Prime Minister
Narendra Modi was probably impressed enough by railway minister Suresh Prabhu’s performance to not move him in last week’s Cabinet reshuffle, but more than that, the railways are critical for both India’s GDP as well as its carbon future. Just how critical, was reinforced by former
RBI deputy governor Rakesh Mohan at a Brookings India seminar last fortnight—Mohan chaired a committee on India’s transport needs till 2032 and the seminar built upon the work it did over four years.
Just a few numbers on India’s transport needs highlight how critical it is to get the railways piece right. If India was to grow at 7% a year, freight transport demand will quadruple by the mid-2030s—if the rate goes up to 8-9%, demand could rise by a factor of six. For passenger traffic, we’re talking of a 15-fold rise—if you think India’s roads and trains are crowded today, think of what this will do. Mohan’s committee’s simulations showed energy demand rising by a factor of four over the next 20 years, steel by eight times … Though a lot of traffic has shifted to road over the past few decades, neither the current network nor what is planned can deal with such volumes. Till 15 years ago, both road and railway networks, Mohan points out, were growing at relatively similar rates, but prime minister Atal Bihari Vajpayee’s Golden Quadrilateral and then the rural roads programme put the roads network on a dramatically different trajectory. While the railways have made a recovery with the two dedicated freight corridors, what is needed is to complete the other corridors that Prabhu mentioned in his last budget speech—while a bullet train may be desirable, its costs have to be seen in comparison with what such corridors can achieve.

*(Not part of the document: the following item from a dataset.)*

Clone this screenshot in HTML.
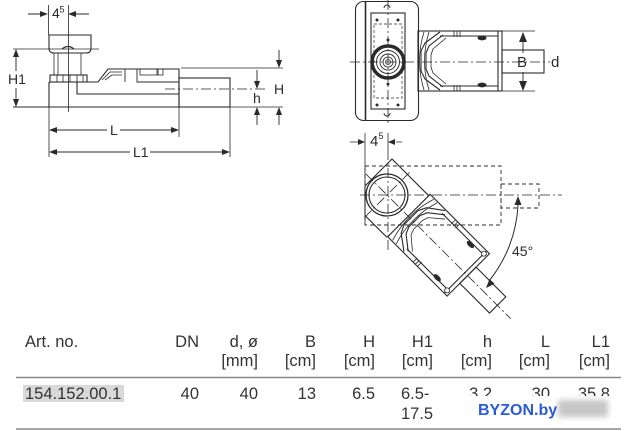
<!DOCTYPE html>
<html><head><meta charset="utf-8"><style>
html,body{margin:0;padding:0;background:#fff;}
svg{display:block;}
text{font-family:"Liberation Sans",Arial,sans-serif;}
</style></head><body>
<svg width="626" height="431" viewBox="0 0 626 431" xmlns="http://www.w3.org/2000/svg">
<defs>
<filter id="bl" x="-50%" y="-50%" width="200%" height="200%"><feGaussianBlur stdDeviation="3"/></filter>
<g id="pipe" fill="none" stroke="#2a2a2a" stroke-width="1.1">
 <rect x="30" y="-31" width="84" height="60"/>
 <path d="M52,-26H110M52,24H110M110,-31V29"/>
 <path d="M52,-30L37,-19L33,-11V9L37,17L52,28"/>
 <path d="M55,-27L41,-16L38,-9V7L41,14L55,25"/>
 <path d="M58,-24L45,-13L43,-7V5L45,11L58,22" stroke-width="0.8"/>
 <path d="M36,-30Q27,-1 36,28M41,-30Q32,-1 41,28" stroke-width="0.8"/>
 <path d="M66,-31V-25M69,-31V-25M72,-31V-25M66,23V29M69,23V29M72,23V29" stroke-width="0.8"/>
 <ellipse cx="94" cy="-24" rx="4" ry="1.8" fill="#2a2a2a"/>
 <ellipse cx="94" cy="23" rx="4" ry="1.8" fill="#2a2a2a"/>
 <rect x="114" y="-12" width="42" height="23"/>
</g>
</defs>

<!-- ============ LEFT SIDE VIEW ============ -->
<g fill="none" stroke="#2a2a2a" stroke-width="1.1">
 <path d="M48.5,5V35M68.5,5V112" stroke-width="0.8"/>
 <path d="M13,49H99" stroke-width="0.8"/>
 <path d="M13,107H179"/>
 <path d="M181,68H283M181,107H283" stroke-width="0.8"/>
 <path d="M49,107V157M179,107V137M230,107V157" stroke-width="0.8"/>
 <path d="M49,35H91V48Q91,53 86,53H54Q49,53 49,48Z"/>
 <path d="M62,49Q68,44 74,49"/>
 <path d="M54,53V75M81,53V75M58,53V75" stroke-width="0.8"/>
 <rect x="50" y="75" width="37" height="7"/>
 <path d="M57,75V82M63,75V82M70,75V82M77,75V82M83,75V82" stroke-width="0.8"/>
 <path d="M49,82V107"/>
 <path d="M49,82H98L108,69H179V107"/>
 <path d="M77,82V94H179"/>
 <path d="M125,69V82M137,69V82H179" stroke-width="0.9"/>
 <path d="M102,80L110,72H122M105,80L112,75H122" stroke-width="0.8"/>
 <rect x="140" y="69" width="17" height="6" stroke-width="0.8"/>
 <rect x="158" y="69" width="5" height="6" stroke-width="0.8"/>
 <rect x="179" y="78" width="51" height="29"/>
 <path d="M165,89H265" stroke-width="0.8" stroke-dasharray="10 3 2 3"/>
 <path d="M28,14H46M70,14H89" stroke-width="0.9"/>
 <path d="M16,51V71M16,88V105" stroke-width="0.9"/>
 <path d="M279,50V66M257,70V87M257,109V125M279,109V125" stroke-width="0.9"/>
 <path d="M51,130H107M120,130H177M51,152H130M150,152H228" stroke-width="0.9"/>
</g>
<g fill="#2a2a2a">
 <polygon points="48,14 40,11 40,17"/>
 <polygon points="68,14 76,11 76,17"/>
 <polygon points="16,49 13,57 19,57"/>
 <polygon points="16,107 13,99 19,99"/>
 <polygon points="279,68 276,60 282,60"/>
 <polygon points="257,89 254,81 260,81"/>
 <polygon points="257,107 254,115 260,115"/>
 <polygon points="279,107 276,115 282,115"/>
 <polygon points="49,130 57,127 57,133"/>
 <polygon points="179,130 171,127 171,133"/>
 <polygon points="49,152 57,149 57,155"/>
 <polygon points="230,152 222,149 222,155"/>
</g>
<g fill="#2a2a2a" font-size="14">
 <text x="52" y="18">4</text><text x="59.5" y="12.5" font-size="9">5</text>
 <text x="8" y="84">H1</text>
 <text x="274" y="94">H</text>
 <text x="253" y="103">h</text>
 <text x="110" y="135">L</text>
 <text x="133" y="157">L1</text>
</g>

<!-- ============ TOP VIEW ============ -->
<g fill="none" stroke="#2a2a2a" stroke-width="1.1">
 <rect x="355.5" y="1.5" width="63" height="119" rx="8"/>
 <path d="M365.5,2V120" stroke-width="1.6"/>
 <rect x="371" y="13" width="34" height="96"/>
 <rect x="374" y="24" width="28" height="74" stroke-width="0.7" stroke-dasharray="3 2"/>
 <path d="M384,8A3,3 0 0 1 390,8M384,113A3,3 0 0 0 390,113" stroke-width="0.9"/>
 <path d="M388,0V126" stroke-width="0.8" stroke-dasharray="10 3 2 3"/>
 <path d="M350,62H550" stroke-width="0.8" stroke-dasharray="10 3 2 3"/>
 <circle cx="388" cy="62" r="16" stroke-width="3.5"/>
 <circle cx="388" cy="62" r="11.5" stroke-width="0.9"/>
 <circle cx="388" cy="62" r="8" stroke-width="0.9"/>
 <circle cx="388" cy="62" r="5" stroke-width="0.8"/>
 <circle cx="388" cy="62" r="2.5" stroke-width="0.8"/>
 <path d="M502,31H535M502,91H535" stroke-width="0.8"/>
 <path d="M523,42V53M523,72V81" stroke-width="0.9"/>
 <path d="M350,142H360M396,142H402M365,133V150M388,133V150" stroke-width="0.8"/>
</g>
<g fill="#2a2a2a">
 <circle cx="377" cy="20" r="1.5"/><circle cx="398" cy="20" r="1.5"/>
 <circle cx="377" cy="105" r="1.5"/><circle cx="398" cy="105" r="1.5"/>
 <circle cx="388" cy="40" r="1.5"/><circle cx="388" cy="84" r="1.5"/>
 <polygon points="523,32 519,42 527,42"/>
 <polygon points="523,91 519,81 527,81"/>
 <polygon points="365,142 358,139 358,145"/>
 <polygon points="388,142 395,139 395,145"/>
</g>
<use href="#pipe" transform="translate(388,62)"/>
<g fill="#2a2a2a">
 <text x="517" y="67" font-size="15">B</text>
 <text x="551" y="67" font-size="15">d</text>
 <text x="370" y="146" font-size="15">4</text><text x="378.5" y="139" font-size="9">5</text>
</g>

<!-- ============ ROTATED VIEW ============ -->
<g fill="none" stroke="#2a2a2a" stroke-width="1.1">
 <path d="M365,150V225" stroke-width="0.8"/>
 <path d="M388,150V253" stroke-width="0.8" stroke-dasharray="10 3 2 3"/>
 <rect x="365" y="166" width="136" height="59" stroke-width="0.9" stroke-dasharray="4 3"/>
 <rect x="501" y="184" width="38" height="24" stroke-width="0.9" stroke-dasharray="4 3"/>
 <path d="M360,195H562" stroke-width="0.8" stroke-dasharray="10 3 2 3"/>
 <circle cx="387" cy="195" r="21" stroke-width="1.3"/>
 <circle cx="387" cy="195" r="18" stroke-width="1.1"/>
 <path d="M365,186L392,159L428.7,195.7M365,186V215.5L387,237.4"/>
 <path d="M518,205A131,131 0 0 1 489,281" stroke-width="1"/>
</g>
<g transform="translate(387,195) rotate(45)">
 <path d="M-30,0H175M0,-32V32" fill="none" stroke="#2a2a2a" stroke-width="0.8" stroke-dasharray="10 3 2 3"/>
 <use href="#pipe"/>
 <circle cx="110" cy="-27" r="2.5" fill="#fff" stroke="#2a2a2a" stroke-width="0.9"/>
 <circle cx="110" cy="25" r="2.5" fill="#fff" stroke="#2a2a2a" stroke-width="0.9"/>
</g>
<g fill="#2a2a2a">
 <polygon points="518,196 514.5,205 521.5,205"/>
 <polygon points="486,288 489.5,279 494.6,283.8"/>
 <text x="512" y="256" font-size="14">45°</text>
</g>

<!-- ============ TABLE ============ -->
<path d="M16,377.5H621" stroke="#8a8a8a" stroke-width="1.6"/>
<path d="M16,429H621" stroke="#8a8a8a" stroke-width="1.6"/>
<rect x="23" y="385" width="101" height="17" fill="#d9d9d9"/>
<g fill="#333" font-size="16.5">
 <text x="25" y="347">Art. no.</text>
 <g text-anchor="end">
  <text x="199" y="347">DN</text>
  <text x="258" y="347">d, ø</text><text x="258" y="366">[mm]</text>
  <text x="316" y="347">B</text><text x="316" y="366">[cm]</text>
  <text x="375" y="347">H</text><text x="375" y="366">[cm]</text>
  <text x="433" y="347">H1</text><text x="433" y="366">[cm]</text>
  <text x="492" y="347">h</text><text x="492" y="366">[cm]</text>
  <text x="550" y="347">L</text><text x="550" y="366">[cm]</text>
  <text x="610" y="347">L1</text><text x="610" y="366">[cm]</text>
 </g>
 <text x="25" y="399">154.152.00.1</text>
 <g text-anchor="end">
  <text x="199" y="399">40</text>
  <text x="258" y="399">40</text>
  <text x="316" y="399">13</text>
  <text x="375" y="399">6.5</text>
  <text x="492" y="399">3.2</text>
  <text x="550" y="399">30</text>
  <text x="610" y="399">35.8</text>
 </g>
 <text x="401" y="399">6.5-</text>
 <text x="401" y="419">17.5</text>
</g>
<rect x="465" y="396" width="150" height="25" fill="#fff"/>
<rect x="558" y="400" width="50" height="17" fill="#c6c6c6" filter="url(#bl)"/>
<text x="478" y="415" font-size="16" font-weight="bold" fill="#2a5ad6">BYZON.by</text>
</svg>
</body></html>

Not being able to do this implies a serious infrastructure constraint to further GDP growth since, to take the most obvious example, if coal does not move, there can be no electricity supply to power India’s industrial/services growth. In absolute terms, transport investment needs to rise seven-fold from the 11th Plan to the 15th Plan (2027-32), or from 2.6% of GDP right now to 3.7% in another few years and then be sustained at that level. Apart from the fact that a one percentage point step up is a big one, much of the investment will have to come from the public sector—in the original simulations, the private share was expected to rise to around 25-30% over a decade but the sad state of private infrastructure firm balance sheets shows this was way too optimistic. More than the money which is a big challenge, it is clear the present Railway Board-led governance structure cannot pull off this transformation. Apart from the criticality of building the railway network for GDP growth, India’s Paris goals depend upon increasing the railways’ share in local transport from 36% right now to 45% by 2030—the six freight corridors will lower India’s cumulative railway emissions from 1.26 billion tonnes between 2016-2046 to 0.29 billion tonnes, and to 0.09 billion in a low-carbon scenario. India can’t afford to slip up on widening its tracks.